I know that we can do this very easily if we have a wav file. There are lot of python packages available for handling wav file format. However, I do not want to convert the file into wav format then store it and then use it.
What I am trying to achieve is to get the amplitude of an mp3 file directly and even if I have to convert it into wav format, the script should do it on air during runtime without actually storing the file in the database.
I know we can convert the file like follows:
from pydub import AudioSegment
sound = AudioSegment.from_mp3("test.mp3")
sound.export("temp.wav", format="wav")
and it creates the temp.wav which it supposed to but can we just use the content without storing the actual file?
MP3 is encoded wave (+ tags and other stuff). All you need to do is decode it using MP3 decoder. Decoder will give you whole audio data you need for further processing.

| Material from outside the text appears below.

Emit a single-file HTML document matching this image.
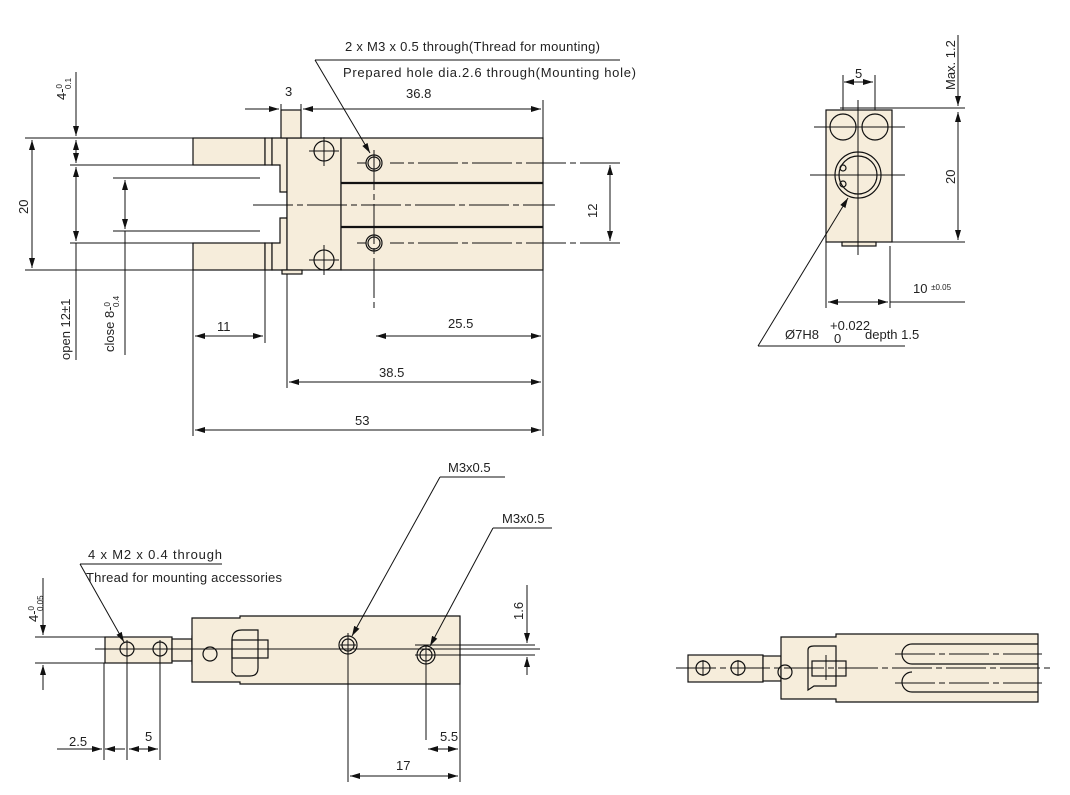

How to decode mp3? I am shocked there are so few available tools for Python. Although I found a good one in this question. It's called pydub and I hope I can use a sample snippet from author (I updated it with more info from wiki):
from pydub import AudioSegment
sound = AudioSegment.from_mp3("test.mp3")
# get raw audio data as a bytestring
raw_data = sound.raw_data
# get the frame rate
sample_rate = sound.frame_rate
# get amount of bytes contained in one sample
sample_size = sound.sample_width
# get channels
channels = sound.channels
Note that raw_data is 'on air' at this point ;). Now it's up to you how do you want to use gathered data, but this module seems to give you everything you need.